Looking at the case law it is apparent that claims involving vicarious liability give rise to considerable legal argument and uncertainty as to whether the specific actions can fairly be considered to have occurred in the course of the employee’s employment. In some cases judges seem to stretch the point, allowing claims presumably to give the claimant access to the employer’s liability insurance. Quite a few of the cases are only finally resolved on appeal.

The Weddall and Wallbank cases show that the issue has not gone away. Injury or damage caused by an employee can give rise to complicated arguments as to liability especially where the damage occurs in the course of outsourced services or co-located parties. In the 1973 case of Morris v Ford5 the following chain of events arose:

  • a forklift truck driver, employed by Ford, injured another person on site, Mr Morris (an employee of Ford’s cleaning contractor); •• Mr Morris sued Ford on the basis they were vicariously liable for his negligence;
  • Ford claimed under the cleaning contract, from the cleaning contractor (Mr Morris’ employer) relying on an indemnity for all losses or liabilities arising out of the cleaning services;
  • the cleaning contractor claimed that, having indemnified Ford, it had the right to claim against the careless Ford employee, on the basis that Ford’s rights against the employee were subrogated to the cleaning contractor.

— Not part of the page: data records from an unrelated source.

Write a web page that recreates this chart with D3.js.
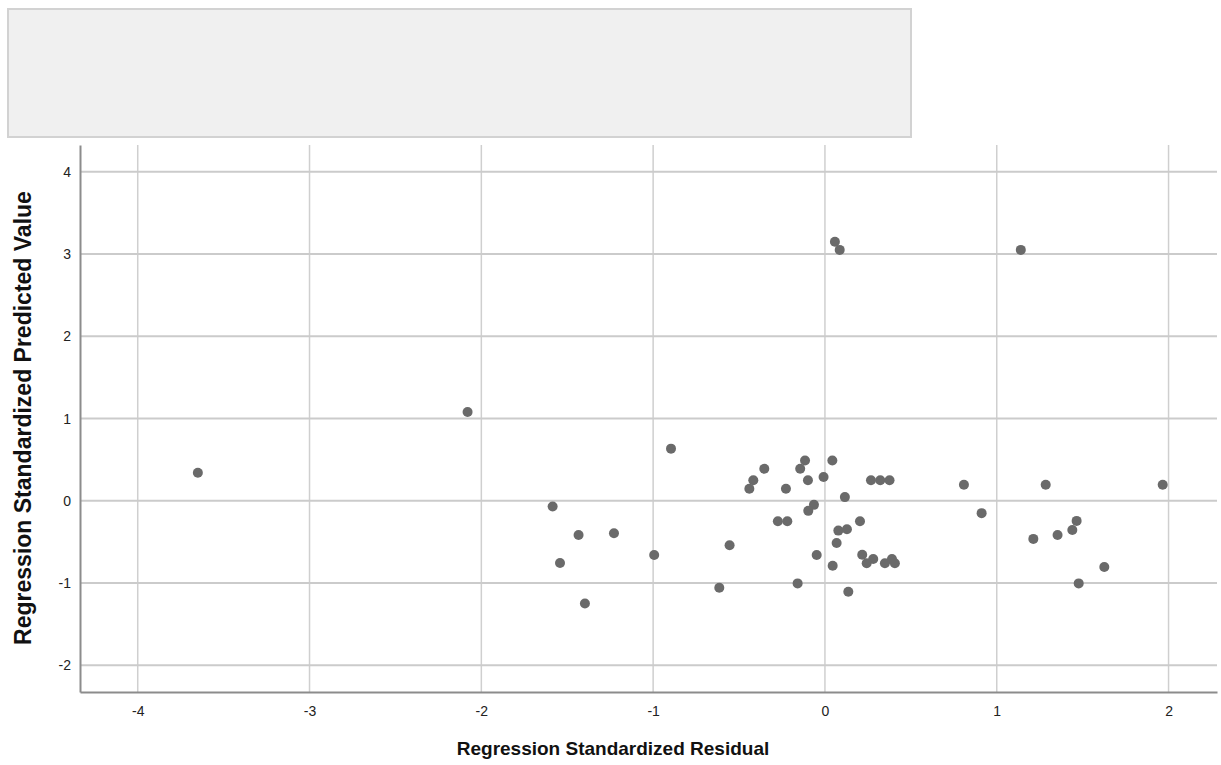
<!DOCTYPE html>
<html>
<head>
<meta charset="utf-8">
<script src="https://cdn.jsdelivr.net/npm/d3@7"></script>
<style>
  body { margin: 0; background: #fff; }
  text { font-family: "Liberation Sans", Arial, sans-serif; }
</style>
</head>
<body>
<div id="chart"></div>
<script>
const w = 1221;
const h = 765;

// Regression Standardized Residual
const residuals = [
  -3.65, -2.08, -1.585, -1.434, -1.228, -1.542, -1.397, -0.994, -0.896, -0.615, -0.555,
  -0.116, -0.144, 0.043, -0.353, -0.417, -0.44, -0.227, -0.099, -0.008, 0.268, 0.322, 0.376,
  0.116, -0.064, -0.097, -0.274, -0.219, 0.204, 0.078, 0.128, 0.068, -0.048, 0.217, 0.281,
  0.243, 0.349, 0.39, 0.407, 0.045, -0.159, 0.136,
  0.058, 0.086, 1.14,
  0.809, 0.912, 1.285, 1.966, 1.213, 1.354, 1.44, 1.465, 1.626, 1.477
];
// Regression Standardized Predicted Value
const predicted = [
  0.34, 1.08, -0.07, -0.415, -0.394, -0.756, -1.248, -0.659, 0.634, -1.057, -0.54,
  0.49, 0.39, 0.49, 0.39, 0.25, 0.146, 0.146, 0.25, 0.29, 0.25, 0.25, 0.25,
  0.045, -0.049, -0.122, -0.248, -0.248, -0.248, -0.362, -0.345, -0.512, -0.659, -0.655, -0.707,
  -0.76, -0.76, -0.707, -0.76, -0.789, -1.004, -1.106,
  3.15, 3.05, 3.05,
  0.195, -0.15, 0.195, 0.195, -0.463, -0.415, -0.354, -0.244, -0.805, -1.004
];
const xTicks = [-4, -3, -2, -1, 0, 1, 2];
const yTicks = [-2, -1, 0, 1, 2, 3, 4];

const plotLeft = 80, plotRight = 1217, plotTop = 145, plotBottom = 692;

const svg = d3.select("#chart")
  .append("svg")
  .attr("width", w)
  .attr("height", h);

const x = d3.scaleLinear().domain([-4.336, 2.282]).range([plotLeft, plotRight]);
const y = d3.scaleLinear().domain([-2.324, 4.325]).range([plotBottom, plotTop]);

// empty title box
svg.append("rect")
  .attr("x", 8).attr("y", 9)
  .attr("width", 903).attr("height", 128)
  .style("fill", "#f0f0f0")
  .style("stroke", "#d2d2d2")
  .style("stroke-width", 2);

// grid
svg.append("g").selectAll("line")
  .data(xTicks)
  .enter().append("line")
  .attr("x1", d => x(d)).attr("x2", d => x(d))
  .attr("y1", plotTop).attr("y2", plotBottom)
  .style("stroke", "#cfcfcf")
  .style("stroke-width", 1.5);

svg.append("g").selectAll("line")
  .data(yTicks)
  .enter().append("line")
  .attr("x1", plotLeft).attr("x2", plotRight)
  .attr("y1", d => y(d)).attr("y2", d => y(d))
  .style("stroke", "#cbcbcb")
  .style("stroke-width", 2);

// axes (plain hyphen for negatives, like the original)
const xAxis = svg.append("g")
  .attr("transform", `translate(0,${plotBottom})`)
  .call(d3.axisBottom(x).tickValues(xTicks).tickSize(0).tickPadding(14).tickFormat(d => String(d)));
const yAxis = svg.append("g")
  .attr("transform", `translate(${plotLeft},0)`)
  .call(d3.axisLeft(y).tickValues(yTicks).tickSize(0).tickPadding(9).tickFormat(d => String(d)));

[xAxis, yAxis].forEach(a => {
  a.select(".domain").style("stroke", "#8c8c8c").style("stroke-width", 2);
  a.selectAll("text").style("font-size", "14px").style("fill", "#222")
    .style("font-family", "'Liberation Sans', Arial, sans-serif");
});

// points
svg.append("g").selectAll("circle")
  .data(residuals.map((r, i) => [r, predicted[i]]))
  .enter().append("circle")
  .attr("cx", d => x(d[0]))
  .attr("cy", d => y(d[1]))
  .attr("r", 5)
  .style("fill", "#6a6a6a");

// axis titles
svg.append("text")
  .attr("x", 613).attr("y", 755)
  .attr("text-anchor", "middle")
  .style("font-size", "19px")
  .style("font-weight", "bold")
  .style("fill", "#111")
  .text("Regression Standardized Residual");

svg.append("text")
  .attr("transform", "translate(31,418) rotate(-90)")
  .attr("text-anchor", "middle")
  .style("font-size", "23px")
  .style("font-weight", "bold")
  .style("fill", "#111")
  .text("Regression Standardized Predicted Value");
</script>
</body>
</html>
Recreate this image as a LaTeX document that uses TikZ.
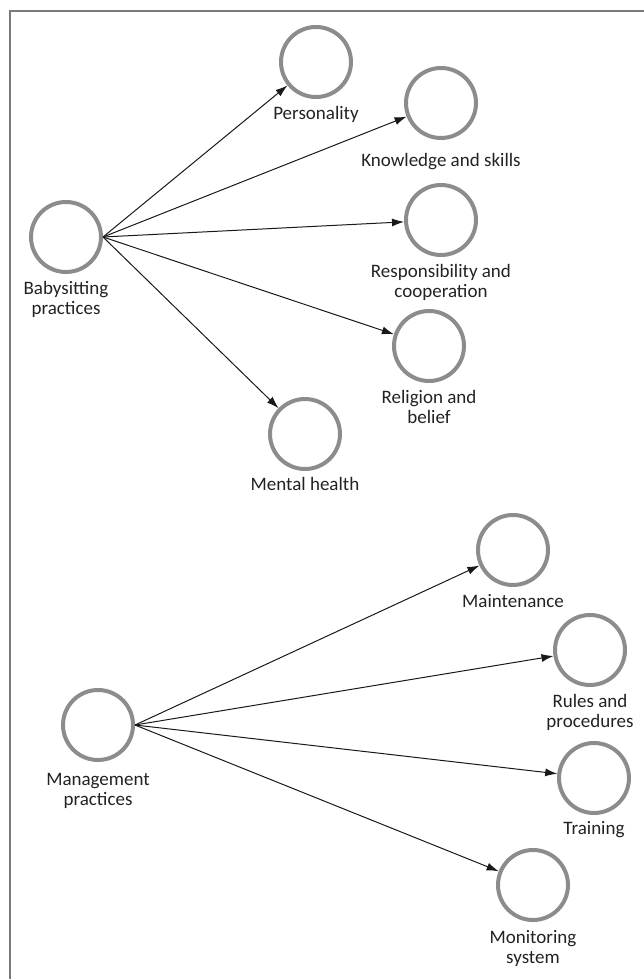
\documentclass[tikz,border=0pt]{standalone}
\usepackage{fontspec}
\setmainfont{Carlito}
\usetikzlibrary{arrows.meta}
\definecolor{ringgray}{HTML}{8C8C8C}
\definecolor{framegray}{HTML}{7A7A7A}
\definecolor{txt}{HTML}{222222}
\tikzset{
  ring/.style={circle, draw=ringgray, line width=4pt, minimum size=70pt, inner sep=0pt},
  lbl/.style={anchor=north, align=center, inner sep=0pt, text=txt, font=\fontsize{19pt}{20.5pt}\selectfont},
  arr/.style={line width=1pt, draw=black!90, -{Latex[length=12pt,width=8pt]}},
  frame/.style={draw=framegray, line width=1.5pt}
}
\begin{document}
\begin{tikzpicture}[x=1pt,y=-1pt]
\useasboundingbox (0,0) rectangle (643,979);
\coordinate (fbl) at (10,981);
\coordinate (ftl) at (10,11);
\coordinate (ftr) at (645,11);
\draw[frame] (fbl) -- (ftl) -- (ftr);

% Babysitting cluster
\node[ring] (bab) at (66,237) {};
\node[ring] (pers) at (316,62) {};
\node[ring] (know) at (441,103) {};
\node[ring] (resp) at (441,220) {};
\node[ring] (reli) at (429,346) {};
\node[ring] (ment) at (305,434) {};

\node[lbl] (babl) at (66,281) {Babysitting\\practices};
\node[lbl] (persl) at (316,106) {Personality};
\node[lbl] (knowl) at (441,153) {Knowledge and skills};
\node[lbl] (respl) at (441,264) {Responsibility and\\cooperation};
\node[lbl] (relil) at (429,390) {Religion and\\belief};
\node[lbl] (mentl) at (305,477) {Mental health};

\draw[arr] (bab.east) -- (pers);
\draw[arr] (bab.east) -- (know);
\draw[arr] (bab.east) -- (resp);
\draw[arr] (bab.east) -- (reli);
\draw[arr] (bab.east) -- (ment);

% Management cluster
\node[ring] (mgmt) at (98,725) {};
\node[ring] (main) at (513,550) {};
\node[ring] (rule) at (590,650) {};
\node[ring] (trai) at (594,778) {};
\node[ring] (moni) at (533,885) {};

\node[lbl] (mgmtl) at (98,773) {Management\\practices};
\node[lbl] (mainl) at (513,594) {Maintenance};
\node[lbl] (rulel) at (590,694) {Rules and\\procedures};
\node[lbl] (trail) at (594,821) {Training};
\node[lbl] (monil) at (533,930) {Monitoring\\system};

\draw[arr] (mgmt.east) -- (main);
\draw[arr] (mgmt.east) -- (rule);
\draw[arr] (mgmt.east) -- (trai);
\draw[arr] (mgmt.east) -- (moni);
\end{tikzpicture}
\end{document}
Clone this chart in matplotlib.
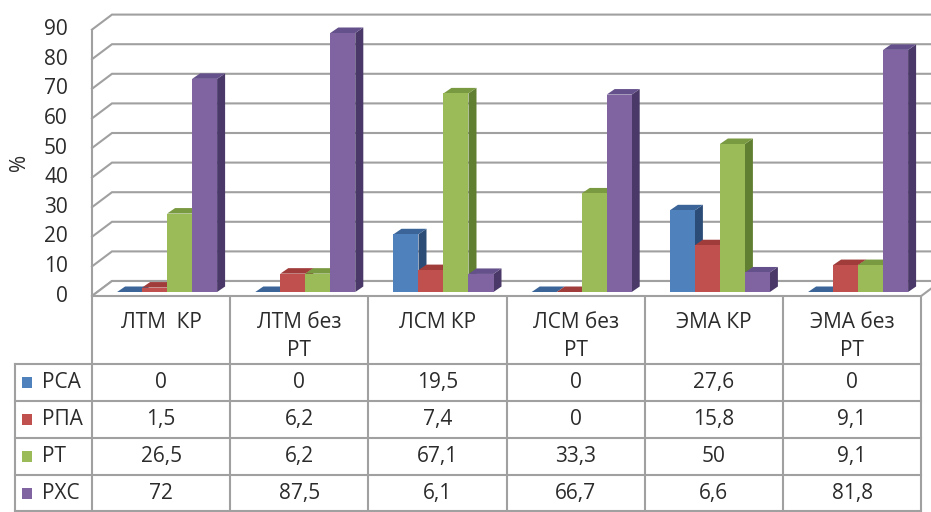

These concurrent claims arose from a web of legal concepts and liabilities. Mr Morris claimed in tort. Ford claimed under contract law. The cleaning contractor claimed on the basis of a common law right of subrogation (where, having indemnified Ford, they should be entitled to assume Ford’s rights against Mr Morris for failure to use reasonable care and skill as an employee). This is based on Lister v Romford Ice6 where it was held employees are liable to their employer for loss or damage they cause, although in practice employers and their insurers rarely seek to enforce this right.

Using fairly elaborate legal argument (with Lord Justice Stamp dissenting), Lord Denning in the Court of Appeal held that the right of subrogation only arose as an equitable remedy and, accordingly, whether or not such right arose was at the discretion of the Court (that is, it was not an absolute legal right). In the circumstances of this particular case, he found that it was not just and equitable that the cleaning contractor should be entitled to bring a claim (in the name of Ford) against the careless employee. He said the doctrine of subrogation could not be used in this instance to make the Ford employee personally liable for his carelessness. He described the decision in Lister v Romford Ice as “unfortunate” and noted that its “ill effects” had only been avoided by an agreement between insurers not to enforce it. Accordingly, thanks to Lord Denning and the voluntary agreement of insurers, employees are generally not pursued for personal liability for loss and damage arising due to their carelessness.

The indemnity in the Ford contract was especially wide. It covered all losses for damage or injury “howsoever caused arising out of, or in connection with, the services” and even applied where the loss or damage was caused by the negligence of Ford or its servants or agents. The parties were not co-insured and this odd allocation of liability appears to run contra to both the mantra that each risk should sit with the party best able to manage it, and insurance that was likely to be available to each of the parties. That said, some PFIs include similarly wide indemnities (and waivers of subrogation) for personal injury, including injury caused to the service provider’s own staff due to negligence of the Authority staff. In the normal course, one would expect the Authority to be vicariously liable for the negligence of its employees. Service providers suffering these claims should perhaps dig out the judgment in Morris v Ford and seek to challenge Lord Denning’s finely balanced ruling, that the right of subrogation cannot be extended to negligent employees. As quoted in the judgment, “it is a well-known principle of law that where one person has agreed to indemnify another, he will on making good the indemnity, be entitled to succeed to all the ways and means by which the person indemnified might have protected himself against or reimbursed himself for the loss7.